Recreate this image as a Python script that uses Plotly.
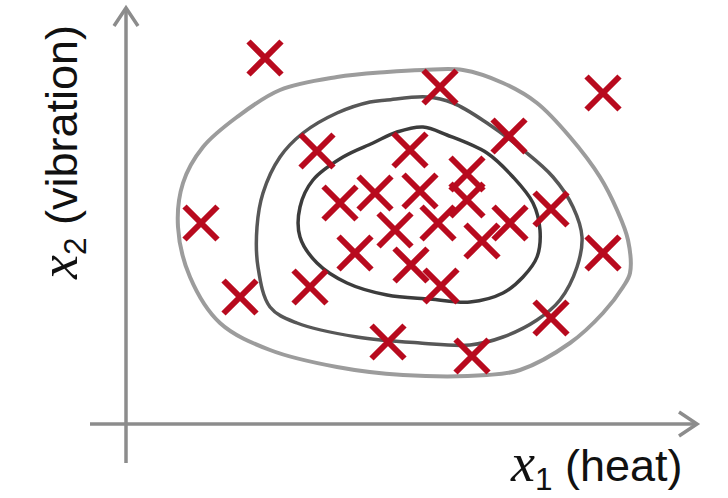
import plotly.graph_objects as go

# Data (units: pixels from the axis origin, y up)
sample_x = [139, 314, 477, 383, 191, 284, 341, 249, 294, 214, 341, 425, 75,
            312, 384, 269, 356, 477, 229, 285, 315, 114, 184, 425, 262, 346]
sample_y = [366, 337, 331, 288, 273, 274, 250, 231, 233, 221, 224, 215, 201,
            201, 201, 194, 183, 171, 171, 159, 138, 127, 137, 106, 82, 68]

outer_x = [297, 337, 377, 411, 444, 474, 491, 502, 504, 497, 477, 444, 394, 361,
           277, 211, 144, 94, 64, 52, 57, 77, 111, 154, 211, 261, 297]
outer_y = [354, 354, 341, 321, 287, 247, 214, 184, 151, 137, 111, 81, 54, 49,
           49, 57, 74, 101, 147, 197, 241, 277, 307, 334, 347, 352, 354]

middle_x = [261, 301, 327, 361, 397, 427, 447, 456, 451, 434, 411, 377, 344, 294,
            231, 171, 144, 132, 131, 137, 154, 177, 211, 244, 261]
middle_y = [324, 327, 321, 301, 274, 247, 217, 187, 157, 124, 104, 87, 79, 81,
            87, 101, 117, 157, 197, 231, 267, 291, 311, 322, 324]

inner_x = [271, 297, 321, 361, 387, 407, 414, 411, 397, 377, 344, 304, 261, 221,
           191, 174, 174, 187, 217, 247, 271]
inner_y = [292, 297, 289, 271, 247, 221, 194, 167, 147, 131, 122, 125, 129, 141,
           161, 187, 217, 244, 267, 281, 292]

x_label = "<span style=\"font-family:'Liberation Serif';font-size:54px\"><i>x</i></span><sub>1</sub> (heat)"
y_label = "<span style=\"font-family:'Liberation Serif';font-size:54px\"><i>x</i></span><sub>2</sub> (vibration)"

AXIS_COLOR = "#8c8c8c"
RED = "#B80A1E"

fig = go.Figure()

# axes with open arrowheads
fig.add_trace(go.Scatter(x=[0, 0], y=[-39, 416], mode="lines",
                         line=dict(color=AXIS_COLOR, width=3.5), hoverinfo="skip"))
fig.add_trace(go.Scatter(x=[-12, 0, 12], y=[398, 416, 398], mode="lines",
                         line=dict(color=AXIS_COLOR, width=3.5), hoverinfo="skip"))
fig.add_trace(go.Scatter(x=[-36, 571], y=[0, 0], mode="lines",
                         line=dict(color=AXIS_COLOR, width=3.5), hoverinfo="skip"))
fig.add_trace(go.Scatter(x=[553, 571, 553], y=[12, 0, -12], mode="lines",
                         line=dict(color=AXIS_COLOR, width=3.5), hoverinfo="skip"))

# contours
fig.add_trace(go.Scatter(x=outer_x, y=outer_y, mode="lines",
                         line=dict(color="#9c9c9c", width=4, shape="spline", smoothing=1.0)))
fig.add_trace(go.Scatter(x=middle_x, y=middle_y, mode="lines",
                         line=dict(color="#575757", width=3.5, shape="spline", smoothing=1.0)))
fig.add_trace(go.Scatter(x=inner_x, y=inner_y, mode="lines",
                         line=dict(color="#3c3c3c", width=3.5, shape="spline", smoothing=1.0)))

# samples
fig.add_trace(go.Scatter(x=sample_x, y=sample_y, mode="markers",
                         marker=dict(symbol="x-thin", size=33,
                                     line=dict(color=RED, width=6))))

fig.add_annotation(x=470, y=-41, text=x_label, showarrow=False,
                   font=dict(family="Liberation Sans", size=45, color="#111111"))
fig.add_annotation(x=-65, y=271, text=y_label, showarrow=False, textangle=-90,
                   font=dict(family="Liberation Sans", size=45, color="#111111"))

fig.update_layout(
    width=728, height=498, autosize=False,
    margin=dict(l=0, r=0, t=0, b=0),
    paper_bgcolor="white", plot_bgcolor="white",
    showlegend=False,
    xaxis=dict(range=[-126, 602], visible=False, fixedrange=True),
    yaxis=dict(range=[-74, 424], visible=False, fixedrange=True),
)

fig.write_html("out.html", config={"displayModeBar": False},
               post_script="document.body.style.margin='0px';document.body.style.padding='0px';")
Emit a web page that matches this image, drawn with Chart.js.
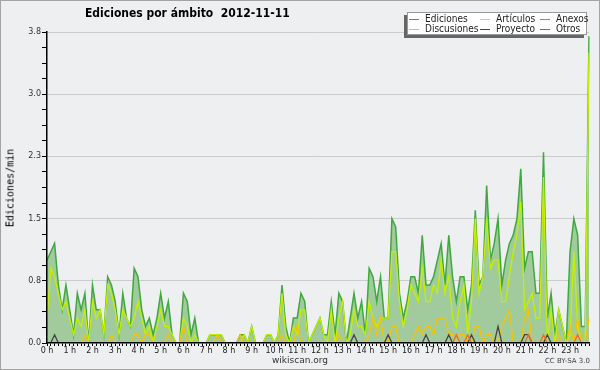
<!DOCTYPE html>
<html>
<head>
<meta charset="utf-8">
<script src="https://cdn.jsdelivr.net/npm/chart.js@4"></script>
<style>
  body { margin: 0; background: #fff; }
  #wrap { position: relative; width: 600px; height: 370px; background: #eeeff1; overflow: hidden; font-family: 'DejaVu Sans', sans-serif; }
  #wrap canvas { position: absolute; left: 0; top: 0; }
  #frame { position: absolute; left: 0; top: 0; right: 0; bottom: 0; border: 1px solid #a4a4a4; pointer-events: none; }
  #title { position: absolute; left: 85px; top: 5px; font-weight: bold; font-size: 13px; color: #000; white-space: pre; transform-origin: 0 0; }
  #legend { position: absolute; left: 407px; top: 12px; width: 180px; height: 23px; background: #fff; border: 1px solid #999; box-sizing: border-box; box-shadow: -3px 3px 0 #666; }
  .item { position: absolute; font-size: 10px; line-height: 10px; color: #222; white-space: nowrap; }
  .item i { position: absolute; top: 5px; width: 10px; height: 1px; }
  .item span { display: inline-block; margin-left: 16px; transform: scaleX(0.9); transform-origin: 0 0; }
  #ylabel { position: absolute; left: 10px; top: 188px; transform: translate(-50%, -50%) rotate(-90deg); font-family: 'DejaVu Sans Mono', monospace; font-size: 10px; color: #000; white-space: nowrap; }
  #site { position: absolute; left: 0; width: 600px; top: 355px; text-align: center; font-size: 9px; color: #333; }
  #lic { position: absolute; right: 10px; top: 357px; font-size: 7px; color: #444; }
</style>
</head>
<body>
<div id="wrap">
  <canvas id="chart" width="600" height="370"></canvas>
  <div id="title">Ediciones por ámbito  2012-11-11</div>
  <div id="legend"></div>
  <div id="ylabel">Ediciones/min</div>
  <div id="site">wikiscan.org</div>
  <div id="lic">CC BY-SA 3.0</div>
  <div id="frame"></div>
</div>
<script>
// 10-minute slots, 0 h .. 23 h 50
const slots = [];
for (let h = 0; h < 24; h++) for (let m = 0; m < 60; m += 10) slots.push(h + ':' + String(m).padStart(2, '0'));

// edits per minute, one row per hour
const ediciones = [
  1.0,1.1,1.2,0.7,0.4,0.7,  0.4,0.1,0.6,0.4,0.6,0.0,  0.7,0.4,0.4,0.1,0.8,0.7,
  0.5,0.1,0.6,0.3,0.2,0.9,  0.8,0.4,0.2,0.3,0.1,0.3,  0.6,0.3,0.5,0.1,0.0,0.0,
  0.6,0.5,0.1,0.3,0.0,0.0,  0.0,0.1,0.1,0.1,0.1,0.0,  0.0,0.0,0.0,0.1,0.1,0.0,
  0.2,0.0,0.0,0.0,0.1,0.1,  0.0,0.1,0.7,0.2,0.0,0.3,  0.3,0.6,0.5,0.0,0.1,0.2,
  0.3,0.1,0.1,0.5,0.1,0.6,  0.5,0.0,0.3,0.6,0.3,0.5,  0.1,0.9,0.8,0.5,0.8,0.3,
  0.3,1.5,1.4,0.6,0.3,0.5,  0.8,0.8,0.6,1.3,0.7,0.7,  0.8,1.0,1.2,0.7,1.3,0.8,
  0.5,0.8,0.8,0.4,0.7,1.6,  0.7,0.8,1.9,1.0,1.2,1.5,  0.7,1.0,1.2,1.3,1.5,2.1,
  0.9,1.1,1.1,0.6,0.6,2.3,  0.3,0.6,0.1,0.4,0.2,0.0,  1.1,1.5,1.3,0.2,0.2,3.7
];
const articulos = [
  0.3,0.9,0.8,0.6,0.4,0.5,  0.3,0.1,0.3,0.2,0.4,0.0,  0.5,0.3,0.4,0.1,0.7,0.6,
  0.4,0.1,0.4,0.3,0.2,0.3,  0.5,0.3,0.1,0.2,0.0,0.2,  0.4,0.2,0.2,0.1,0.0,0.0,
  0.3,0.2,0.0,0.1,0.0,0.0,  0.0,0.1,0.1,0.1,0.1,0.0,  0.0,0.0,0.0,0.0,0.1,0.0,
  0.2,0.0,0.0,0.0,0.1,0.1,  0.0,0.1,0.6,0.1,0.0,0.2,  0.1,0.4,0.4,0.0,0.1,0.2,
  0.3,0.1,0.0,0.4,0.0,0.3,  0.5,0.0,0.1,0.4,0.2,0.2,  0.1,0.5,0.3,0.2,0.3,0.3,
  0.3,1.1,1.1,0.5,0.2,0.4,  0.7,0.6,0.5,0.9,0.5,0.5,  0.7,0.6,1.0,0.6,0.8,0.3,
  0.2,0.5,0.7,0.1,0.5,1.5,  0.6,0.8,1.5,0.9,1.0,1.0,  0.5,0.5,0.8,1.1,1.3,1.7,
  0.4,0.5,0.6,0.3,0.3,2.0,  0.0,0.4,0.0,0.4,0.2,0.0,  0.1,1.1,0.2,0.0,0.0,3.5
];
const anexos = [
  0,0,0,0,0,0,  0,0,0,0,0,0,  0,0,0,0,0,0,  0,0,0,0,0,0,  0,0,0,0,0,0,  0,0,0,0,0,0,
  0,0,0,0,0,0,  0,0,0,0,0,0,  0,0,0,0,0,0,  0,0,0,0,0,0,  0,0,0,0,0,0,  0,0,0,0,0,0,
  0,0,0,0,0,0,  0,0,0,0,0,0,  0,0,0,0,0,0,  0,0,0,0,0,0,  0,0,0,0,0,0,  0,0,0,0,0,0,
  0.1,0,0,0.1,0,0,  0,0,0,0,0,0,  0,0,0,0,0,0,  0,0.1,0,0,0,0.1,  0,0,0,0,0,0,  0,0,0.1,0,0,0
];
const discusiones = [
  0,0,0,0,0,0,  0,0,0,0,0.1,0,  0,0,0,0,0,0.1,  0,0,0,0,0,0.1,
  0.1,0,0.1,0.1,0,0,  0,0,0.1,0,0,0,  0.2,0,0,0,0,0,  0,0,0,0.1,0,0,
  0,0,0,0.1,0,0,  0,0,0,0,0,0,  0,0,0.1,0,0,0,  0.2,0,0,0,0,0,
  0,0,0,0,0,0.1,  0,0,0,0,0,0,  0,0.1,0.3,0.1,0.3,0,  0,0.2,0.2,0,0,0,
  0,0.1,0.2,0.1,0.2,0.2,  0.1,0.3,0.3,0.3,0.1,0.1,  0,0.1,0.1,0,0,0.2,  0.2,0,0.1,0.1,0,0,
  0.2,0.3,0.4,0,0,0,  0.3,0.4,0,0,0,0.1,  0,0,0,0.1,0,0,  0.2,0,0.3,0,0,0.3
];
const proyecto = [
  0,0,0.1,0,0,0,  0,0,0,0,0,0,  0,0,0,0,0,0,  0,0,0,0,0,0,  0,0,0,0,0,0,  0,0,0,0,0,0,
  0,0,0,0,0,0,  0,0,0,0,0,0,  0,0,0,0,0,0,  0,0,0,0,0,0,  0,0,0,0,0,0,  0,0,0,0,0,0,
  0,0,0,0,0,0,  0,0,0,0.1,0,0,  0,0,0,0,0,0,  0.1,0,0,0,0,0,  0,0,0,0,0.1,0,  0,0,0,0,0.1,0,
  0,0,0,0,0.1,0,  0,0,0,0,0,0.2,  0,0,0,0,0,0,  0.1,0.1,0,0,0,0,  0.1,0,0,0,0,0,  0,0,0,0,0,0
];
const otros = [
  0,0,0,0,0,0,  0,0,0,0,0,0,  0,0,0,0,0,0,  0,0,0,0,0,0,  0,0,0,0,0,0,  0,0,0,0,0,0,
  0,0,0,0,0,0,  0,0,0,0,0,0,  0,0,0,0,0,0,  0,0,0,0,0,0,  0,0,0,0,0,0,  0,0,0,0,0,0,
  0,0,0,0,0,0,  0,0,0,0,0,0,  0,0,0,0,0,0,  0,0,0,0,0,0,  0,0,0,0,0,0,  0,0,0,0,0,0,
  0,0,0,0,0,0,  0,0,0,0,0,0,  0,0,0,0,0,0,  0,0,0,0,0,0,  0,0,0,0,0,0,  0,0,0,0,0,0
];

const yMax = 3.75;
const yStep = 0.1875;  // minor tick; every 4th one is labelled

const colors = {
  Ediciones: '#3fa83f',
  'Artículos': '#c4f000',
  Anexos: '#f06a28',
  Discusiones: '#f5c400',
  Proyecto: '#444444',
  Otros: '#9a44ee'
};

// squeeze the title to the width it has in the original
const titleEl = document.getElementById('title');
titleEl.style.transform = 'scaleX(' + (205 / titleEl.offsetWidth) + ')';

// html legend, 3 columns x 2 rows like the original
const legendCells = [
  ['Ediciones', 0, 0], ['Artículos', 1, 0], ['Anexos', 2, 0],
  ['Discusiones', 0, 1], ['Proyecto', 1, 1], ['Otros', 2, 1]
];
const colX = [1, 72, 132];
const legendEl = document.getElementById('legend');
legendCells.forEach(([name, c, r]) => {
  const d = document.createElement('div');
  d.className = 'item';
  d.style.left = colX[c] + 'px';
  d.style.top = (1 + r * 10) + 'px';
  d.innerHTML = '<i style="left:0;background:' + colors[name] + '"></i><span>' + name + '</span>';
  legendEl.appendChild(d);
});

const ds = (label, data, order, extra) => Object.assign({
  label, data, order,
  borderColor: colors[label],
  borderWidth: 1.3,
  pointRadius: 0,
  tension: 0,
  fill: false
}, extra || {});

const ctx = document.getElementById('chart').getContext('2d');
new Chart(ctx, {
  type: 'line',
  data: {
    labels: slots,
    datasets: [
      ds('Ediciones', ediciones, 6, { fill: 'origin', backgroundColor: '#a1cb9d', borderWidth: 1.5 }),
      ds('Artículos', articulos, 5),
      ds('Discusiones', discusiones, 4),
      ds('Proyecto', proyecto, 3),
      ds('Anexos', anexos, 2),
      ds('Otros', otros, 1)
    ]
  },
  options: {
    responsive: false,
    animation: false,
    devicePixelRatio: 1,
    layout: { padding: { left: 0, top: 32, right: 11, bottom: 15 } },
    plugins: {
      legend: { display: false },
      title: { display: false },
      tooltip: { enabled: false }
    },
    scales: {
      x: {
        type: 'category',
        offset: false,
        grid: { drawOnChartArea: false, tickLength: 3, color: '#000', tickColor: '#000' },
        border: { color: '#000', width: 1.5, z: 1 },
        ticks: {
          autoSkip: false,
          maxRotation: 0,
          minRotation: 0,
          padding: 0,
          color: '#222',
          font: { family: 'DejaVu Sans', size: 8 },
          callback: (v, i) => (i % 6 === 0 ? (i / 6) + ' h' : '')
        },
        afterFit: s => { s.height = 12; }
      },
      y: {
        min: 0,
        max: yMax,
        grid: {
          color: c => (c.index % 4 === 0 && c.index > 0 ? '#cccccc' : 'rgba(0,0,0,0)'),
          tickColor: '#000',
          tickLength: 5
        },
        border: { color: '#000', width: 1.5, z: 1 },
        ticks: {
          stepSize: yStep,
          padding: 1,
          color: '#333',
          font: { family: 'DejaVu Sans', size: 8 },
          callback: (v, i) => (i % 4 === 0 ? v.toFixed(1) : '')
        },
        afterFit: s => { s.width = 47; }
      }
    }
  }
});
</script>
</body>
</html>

--

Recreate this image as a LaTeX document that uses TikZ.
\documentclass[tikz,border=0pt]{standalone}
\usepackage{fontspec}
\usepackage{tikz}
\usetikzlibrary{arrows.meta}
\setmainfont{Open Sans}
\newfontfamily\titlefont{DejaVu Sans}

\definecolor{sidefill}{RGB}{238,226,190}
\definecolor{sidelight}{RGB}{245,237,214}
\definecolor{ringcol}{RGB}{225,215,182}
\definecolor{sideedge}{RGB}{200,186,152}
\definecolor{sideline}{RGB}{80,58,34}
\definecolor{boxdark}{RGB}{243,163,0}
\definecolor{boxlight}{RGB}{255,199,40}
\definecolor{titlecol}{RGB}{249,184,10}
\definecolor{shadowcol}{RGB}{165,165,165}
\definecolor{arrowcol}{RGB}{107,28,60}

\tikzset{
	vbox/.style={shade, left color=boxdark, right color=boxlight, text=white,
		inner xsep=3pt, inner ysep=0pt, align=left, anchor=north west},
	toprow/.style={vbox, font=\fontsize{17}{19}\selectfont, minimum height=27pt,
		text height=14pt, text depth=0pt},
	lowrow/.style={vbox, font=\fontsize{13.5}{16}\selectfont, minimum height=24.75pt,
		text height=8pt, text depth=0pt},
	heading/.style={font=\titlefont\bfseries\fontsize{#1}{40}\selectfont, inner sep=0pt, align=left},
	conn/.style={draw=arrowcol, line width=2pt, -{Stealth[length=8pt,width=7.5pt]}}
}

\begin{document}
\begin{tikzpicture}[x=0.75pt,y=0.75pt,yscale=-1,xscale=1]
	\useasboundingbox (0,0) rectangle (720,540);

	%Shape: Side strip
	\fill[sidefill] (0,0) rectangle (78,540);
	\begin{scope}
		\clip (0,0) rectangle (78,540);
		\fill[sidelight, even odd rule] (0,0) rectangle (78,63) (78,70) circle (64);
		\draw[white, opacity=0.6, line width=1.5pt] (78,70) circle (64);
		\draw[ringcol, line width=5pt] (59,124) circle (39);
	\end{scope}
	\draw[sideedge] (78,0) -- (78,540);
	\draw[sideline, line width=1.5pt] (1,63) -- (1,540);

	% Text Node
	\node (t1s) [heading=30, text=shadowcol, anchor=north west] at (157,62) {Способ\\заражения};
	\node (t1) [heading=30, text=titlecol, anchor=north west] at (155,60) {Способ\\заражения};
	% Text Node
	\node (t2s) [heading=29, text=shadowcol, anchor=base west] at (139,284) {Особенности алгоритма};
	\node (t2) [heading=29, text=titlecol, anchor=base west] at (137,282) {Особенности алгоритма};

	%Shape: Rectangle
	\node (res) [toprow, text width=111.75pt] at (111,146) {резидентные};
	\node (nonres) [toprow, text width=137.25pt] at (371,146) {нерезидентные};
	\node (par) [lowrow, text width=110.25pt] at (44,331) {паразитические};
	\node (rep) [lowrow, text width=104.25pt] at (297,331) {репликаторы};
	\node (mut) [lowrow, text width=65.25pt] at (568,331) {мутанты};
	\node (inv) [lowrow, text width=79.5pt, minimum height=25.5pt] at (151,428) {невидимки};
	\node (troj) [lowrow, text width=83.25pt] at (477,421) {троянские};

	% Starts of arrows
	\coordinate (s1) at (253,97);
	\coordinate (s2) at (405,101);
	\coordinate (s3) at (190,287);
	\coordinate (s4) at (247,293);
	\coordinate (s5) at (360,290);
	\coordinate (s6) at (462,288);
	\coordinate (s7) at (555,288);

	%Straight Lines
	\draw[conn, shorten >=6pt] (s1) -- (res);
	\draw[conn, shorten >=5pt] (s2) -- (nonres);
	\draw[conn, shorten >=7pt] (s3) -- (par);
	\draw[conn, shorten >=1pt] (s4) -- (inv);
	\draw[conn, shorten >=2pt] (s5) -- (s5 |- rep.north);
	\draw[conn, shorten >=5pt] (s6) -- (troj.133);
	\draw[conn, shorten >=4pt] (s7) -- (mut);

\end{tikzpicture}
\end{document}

* * *

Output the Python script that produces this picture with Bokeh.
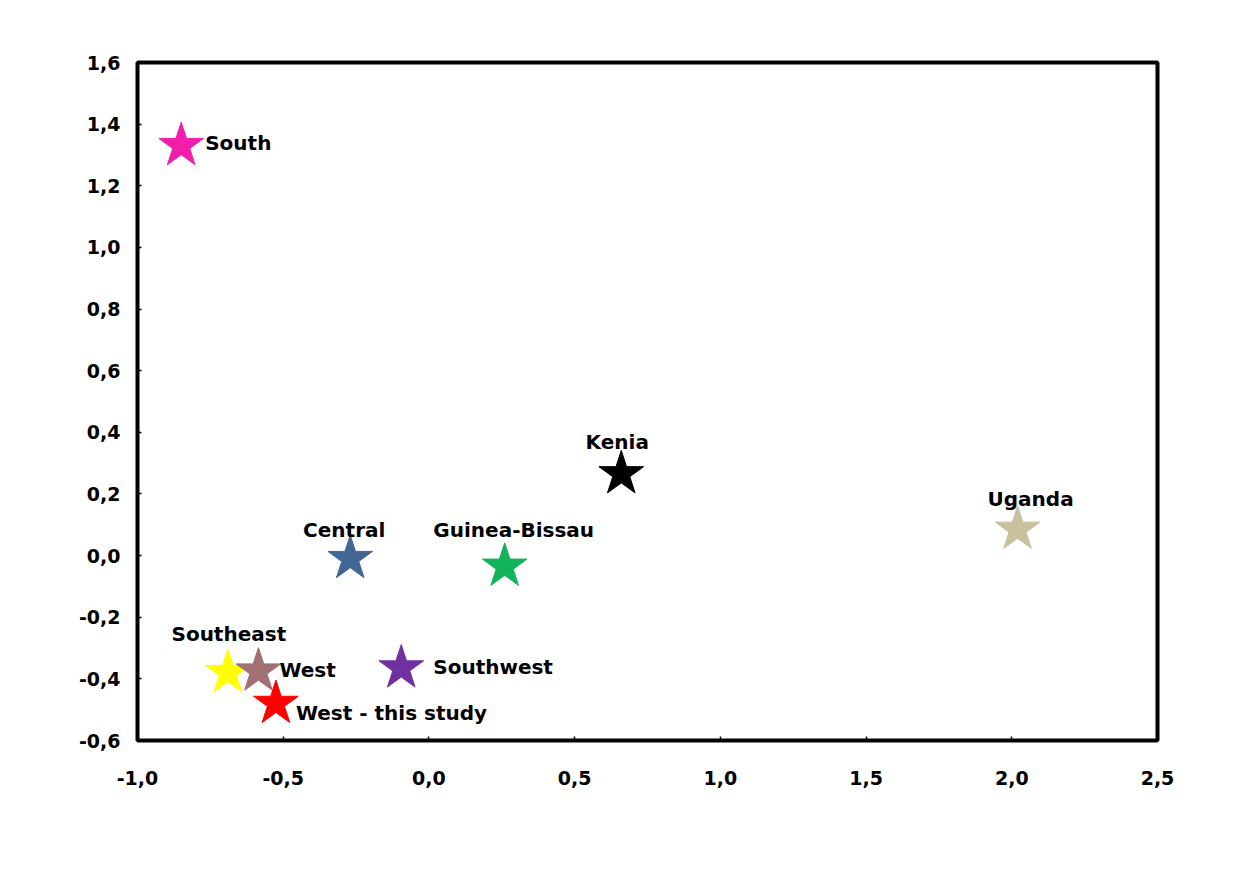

Instructions for the task:
Both the line containing "Recreate this image as a Python" and the line containing "fig = go.Figure()" belong in the copy, along with every line between them. Reproduce that stretch exactly, without the pictures.

Finished exercise:
Recreate this image as a Python script that uses Plotly.
import plotly.graph_objects as go

# Data (units: pixels from the axis origin, y up)
sample_x = [139, 314, 477, 383, 191, 284, 341, 249, 294, 214, 341, 425, 75,
            312, 384, 269, 356, 477, 229, 285, 315, 114, 184, 425, 262, 346]
sample_y = [366, 337, 331, 288, 273, 274, 250, 231, 233, 221, 224, 215, 201,
            201, 201, 194, 183, 171, 171, 159, 138, 127, 137, 106, 82, 68]

outer_x = [297, 337, 377, 411, 444, 474, 491, 502, 504, 497, 477, 444, 394, 361,
           277, 211, 144, 94, 64, 52, 57, 77, 111, 154, 211, 261, 297]
outer_y = [354, 354, 341, 321, 287, 247, 214, 184, 151, 137, 111, 81, 54, 49,
           49, 57, 74, 101, 147, 197, 241, 277, 307, 334, 347, 352, 354]

middle_x = [261, 301, 327, 361, 397, 427, 447, 456, 451, 434, 411, 377, 344, 294,
            231, 171, 144, 132, 131, 137, 154, 177, 211, 244, 261]
middle_y = [324, 327, 321, 301, 274, 247, 217, 187, 157, 124, 104, 87, 79, 81,
            87, 101, 117, 157, 197, 231, 267, 291, 311, 322, 324]

inner_x = [271, 297, 321, 361, 387, 407, 414, 411, 397, 377, 344, 304, 261, 221,
           191, 174, 174, 187, 217, 247, 271]
inner_y = [292, 297, 289, 271, 247, 221, 194, 167, 147, 131, 122, 125, 129, 141,
           161, 187, 217, 244, 267, 281, 292]

x_label = "<span style=\"font-family:'Liberation Serif';font-size:54px\"><i>x</i></span><sub>1</sub> (heat)"
y_label = "<span style=\"font-family:'Liberation Serif';font-size:54px\"><i>x</i></span><sub>2</sub> (vibration)"

AXIS_COLOR = "#8c8c8c"
RED = "#B80A1E"

fig = go.Figure()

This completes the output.